September is NICU Awareness Month. I’m fortunate to be blessed twice in my life by the NICU.
I was a NICU baby. I was one of the lucky ones, especially for the year 1988. Born 6 weeks early, all the doctors said I’d get sicker before I got better, but instead I only got better. By the grace of God and the skill of doctors at St. Joes, I spent just three days in the hospital.
This past May, I was medically induced into labor due to high blood pressure. I wasn’t really concerned about my baby being in the NICU. Everyone tells you 37 weeks is term, everything should be fine. Considering the nurses really weren’t concerned beforehand, I’m sure that is usually the case.

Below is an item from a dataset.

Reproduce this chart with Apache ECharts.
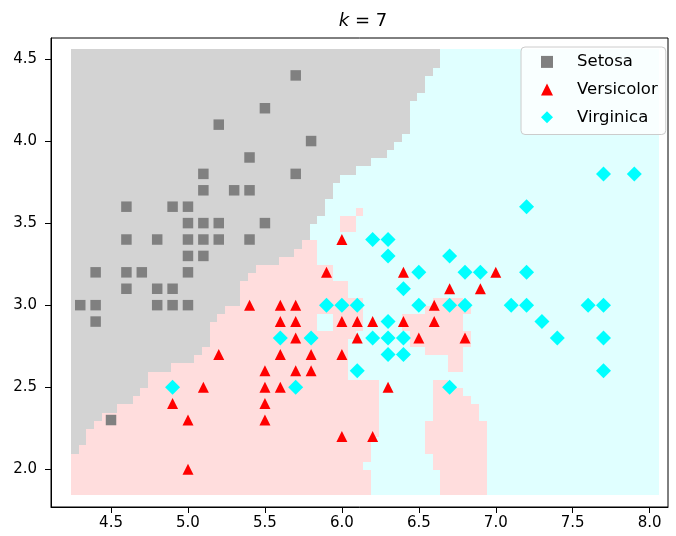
<!DOCTYPE html>
<html><head><meta charset="utf-8">
<script src="https://cdn.jsdelivr.net/npm/echarts@6/dist/echarts.min.js"></script>
<style>html,body{margin:0;padding:0;background:#fff}#c{width:676px;height:536px}</style>
</head><body><div id="c"></div>
<script>
// ---------------- data ----------------
const classNames = ['Setosa', 'Versicolor', 'Virginica'];
const setosa = [[4.3,3.0],[4.4,2.9],[4.4,3.0],[4.4,3.2],[4.5,2.3],[4.6,3.1],[4.6,3.2],[4.6,3.4],[4.6,3.6],[4.7,3.2],[4.8,3.0],[4.8,3.1],[4.8,3.4],[4.9,3.0],[4.9,3.1],[4.9,3.6],[5.0,3.0],[5.0,3.2],[5.0,3.3],[5.0,3.4],[5.0,3.5],[5.0,3.6],[5.1,3.3],[5.1,3.4],[5.1,3.5],[5.1,3.7],[5.1,3.8],[5.2,3.4],[5.2,3.5],[5.2,4.1],[5.3,3.7],[5.4,3.4],[5.4,3.7],[5.4,3.9],[5.5,3.5],[5.5,4.2],[5.7,3.8],[5.7,4.4],[5.8,4.0]];
const versicolor = [[4.9,2.4],[5.0,2.0],[5.0,2.3],[5.1,2.5],[5.2,2.7],[5.4,3.0],[5.5,2.3],[5.5,2.4],[5.5,2.5],[5.5,2.6],[5.6,2.5],[5.6,2.7],[5.6,2.9],[5.6,3.0],[5.7,2.6],[5.7,2.8],[5.7,2.9],[5.7,3.0],[5.8,2.6],[5.8,2.7],[5.9,3.2],[6.0,2.2],[6.0,2.7],[6.0,2.9],[6.0,3.4],[6.1,2.8],[6.1,2.9],[6.2,2.2],[6.2,2.9],[6.3,2.5],[6.4,2.9],[6.4,3.2],[6.5,2.8],[6.6,2.9],[6.6,3.0],[6.7,3.1],[6.8,2.8],[6.9,3.1],[7.0,3.2]];
const virginica = [[4.9,2.5],[5.6,2.8],[5.7,2.5],[5.8,2.8],[5.9,3.0],[6.0,3.0],[6.1,2.6],[6.1,3.0],[6.2,2.8],[6.2,3.4],[6.3,2.7],[6.3,2.8],[6.3,2.9],[6.3,3.3],[6.3,3.4],[6.4,2.7],[6.4,2.8],[6.4,3.1],[6.5,3.0],[6.5,3.2],[6.7,2.5],[6.7,3.0],[6.7,3.3],[6.8,3.0],[6.8,3.2],[6.9,3.2],[7.1,3.0],[7.2,3.0],[7.2,3.2],[7.2,3.6],[7.3,2.9],[7.4,2.8],[7.6,3.0],[7.7,2.6],[7.7,2.8],[7.7,3.0],[7.7,3.8],[7.9,3.8]];
const xTicks = [4.5, 5.0, 5.5, 6.0, 6.5, 7.0, 7.5, 8.0];
const yTicks = [2.0, 2.5, 3.0, 3.5, 4.0, 4.5];

// decision mesh: G = Setosa, P = Versicolor, C = Virginica
// each row: runs of cells from left; first string = top row
const meshX0 = 4.24, meshY0 = 1.845, meshStep = 0.05, meshX1 = 8.062, meshY1 = 4.56;
const meshRows = [
'G48 C28','G48 C28','G47 C29','G46 C30','G46 C30','G45 C31','G44 C32','G44 C32','G44 C32','G44 C32',
'G43 C33','G42 C34','G41 C35','G39 C37','G37 C39','G35 C41','G34 C42','G34 C42','G33 C43',
'G33 C4 P1 C38','G32 C3 P2 C39','G31 C4 P2 C39','G31 C45',
'G30 P2 C44','G29 P3 C44','G27 P5 C44','G24 P10 C42','G23 P11 C42','G22 P14 C40','G22 P14 C40',
'G22 P16 C9 P4 C25','G20 P18 C8 P6 C24','G19 P13 C2 P4 C5 P8 C25','G18 P14 C2 P4 C5 P8 C25',
'G18 P19 C7 P8 C24','G18 P18 C8 P8 C24','G17 P19 C10 P5 C25','G16 P20 C13 P2 C25','G13 P23 C13 P2 C25',
'G10 P26 C40','G10 P30 C7 P2 C27','G9 P31 C7 P4 C25','G8 P32 C7 P5 C24','G6 P34 C7 P6 C23','G4 P36 C7 P6 C23',
'G3 P37 C6 P8 C22','G2 P38 C6 P8 C22','G2 P37 C7 P8 C22','G1 P38 C7 P8 C22',
'P39 C8 P7 C22','P38 C9 P7 C22','P39 C9 P6 C22','P39 C9 P6 C22','P39 C9 P6 C22'
];

// ---------------- build ----------------
const bgColors = { G: '#d3d3d3', P: '#ffdddd', C: '#e0ffff' };
const nRows = meshRows.length;
const bgRects = [];
meshRows.forEach((row, r) => {
  const j = nRows - 1 - r;
  const y0 = meshY0 + j * meshStep;
  const y1 = (r === 0) ? meshY1 : y0 + meshStep;
  let col = 0;
  row.trim().split(/\s+/).forEach(tok => {
    const cls = tok[0], n = parseInt(tok.slice(1), 10);
    const x0 = meshX0 + col * meshStep;
    col += n;
    let x1 = meshX0 + col * meshStep;
    if (x1 > meshX1 || col >= 76) x1 = meshX1;
    bgRects.push([x0, x1, y0, y1, cls]);
  });
});

const chart = echarts.init(document.getElementById('c'), null, { renderer: 'canvas' });
const font = 'DejaVu Sans';
const axisCommon = {
  type: 'value',
  splitLine: { show: false },
  axisLine: { show: true, onZero: false, lineStyle: { color: '#000', width: 1 } },
  axisTick: { show: true, length: 6, lineStyle: { color: '#000', width: 1 } },
  axisLabel: { color: '#000', fontSize: 15, fontFamily: font, formatter: v => v.toFixed(1) }
};
chart.setOption({
  animation: false,
  backgroundColor: '#fff',
  title: {
    text: '{k|k}{n| = 7}',
    left: 358, top: 7, textAlign: 'center',
    textStyle: { fontWeight: 'normal', rich: {
      k: { fontFamily: font, fontStyle: 'italic', fontWeight: 'normal', fontSize: 18, color: '#000' },
      n: { fontFamily: font, fontWeight: 'normal', fontSize: 18, color: '#000' } } }
  },
  grid: { left: 51, top: 38, right: 8, bottom: 29, show: true, borderColor: '#000', borderWidth: 1, backgroundColor: '#fff' },
  xAxis: Object.assign({}, axisCommon, {
    min: 4.110, max: 8.119,
    axisTick: Object.assign({}, axisCommon.axisTick, { customValues: xTicks }),
    axisLabel: Object.assign({}, axisCommon.axisLabel, { customValues: xTicks, margin: 9 })
  }),
  yAxis: Object.assign({}, axisCommon, {
    min: 1.770, max: 4.628,
    axisTick: Object.assign({}, axisCommon.axisTick, { customValues: yTicks }),
    axisLabel: Object.assign({}, axisCommon.axisLabel, { customValues: yTicks, margin: 14 })
  }),
  legend: {
    orient: 'vertical', left: 521, top: 47,
    padding: [6.4, 8, 8.7, 20], itemGap: 10.7, itemWidth: 12, itemHeight: 12,
    data: classNames,
    textStyle: { fontSize: 16.5, fontFamily: font, color: '#000', lineHeight: 16, padding: [0, 0, 0, 19] },
    backgroundColor: 'rgba(255,255,255,0.8)', borderColor: '#cccccc', borderWidth: 1, borderRadius: 4
  },
  series: [
    {
      type: 'custom', name: 'mesh', z: 1, silent: true, clip: true,
      encode: { x: [0, 1], y: [2, 3] },
      data: bgRects,
      renderItem: (params, api) => {
        const x0 = api.value(0), x1 = api.value(1), y0 = api.value(2), y1 = api.value(3);
        const cls = bgRects[params.dataIndex][4];
        const p0 = api.coord([x0, y1]), p1 = api.coord([x1, y0]);
        const ax = Math.round(p0[0]), ay = Math.round(p0[1]);
        return { type: 'rect', shape: { x: ax, y: ay, width: Math.round(p1[0]) - ax, height: Math.round(p1[1]) - ay },
                 style: { fill: bgColors[cls] } };
      }
    },
    { type: 'scatter', name: classNames[0], data: setosa, symbol: 'rect', symbolSize: 10.5, itemStyle: { color: '#808080', opacity: 1 }, z: 3 },
    { type: 'scatter', name: classNames[1], data: versicolor, symbol: 'triangle', symbolSize: 11, itemStyle: { color: '#ff0000', opacity: 1 }, z: 4 },
    { type: 'scatter', name: classNames[2], data: virginica, symbol: 'diamond', symbolSize: 15, itemStyle: { color: '#00ffff', opacity: 1 }, z: 5 }
  ]
});
</script></body></html>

My son, Aiden, was born on May the 4th at around 6:30. I can’t recall the time because I was rushed in for a c section, petrified. I held him for a brief moment before they whisked him out of my arms. I’ve had three other children, and when I saw the amount of people surrounding my baby, I knew something was wrong.
Aiden’s lungs were underdeveloped and lacked surfactant, very similar to my condition 30 years ago. I was naive. I don’t think I truly understood how sick he really was until the next day. My thoughts were he’d only get better and we’d be out in a couple days.
I didn’t hold my baby again for two days.
He wasn’t nursed until he was 5 days old.
His dad didn’t hold him until he was 5 days old.
I was discharged without my baby.
He couldn’t come home till he was 11 days old.
The lowest point was walking into my sons’ room in the middle of the night on day 7 and hearing he had a de-sat that was significant. He had such a good day earlier and I hoped we’d get discharged soon. All I could do is cry and just say how I just should’ve waited. I shouldn’t have let them induce. I’ll never forget the night nurse who let me cry and reminded me that if I wasn’t induced, it could’ve been worse. It was NOT my fault.
There is mourning that comes with having a baby in a NICU. Even though Aiden was relatively ok, I still mourn the fact I didn’t get to have a labor and delivery like I did with my first three. I had an emergent c-section, didn’t get to bond with my baby or have him in my room. My kids suffered because they were without their mommy for quite a while. Not having all my children together was heartbreaking.
But then as any NICU parent will tell you, there are some truly amazing moments. The wonderful memories etched into my mind, include: the first time I fed my baby, that I nursed him, when he got off the c-pap, and finally taking him home.
I also had an amazing community of friends and family, that visited me at the hospital, brought food for my family and made sure my kids got to and from school.
Thankfully, Aiden is fine. I’m incredibly thankful to all the doctors and nurses that took care of us both. Know that if you’re a NICU mom it’s ok to not be ok. As hard as it is, try to take care of yourself and take the help that is offered. And hold on to your faith in whatever that may be.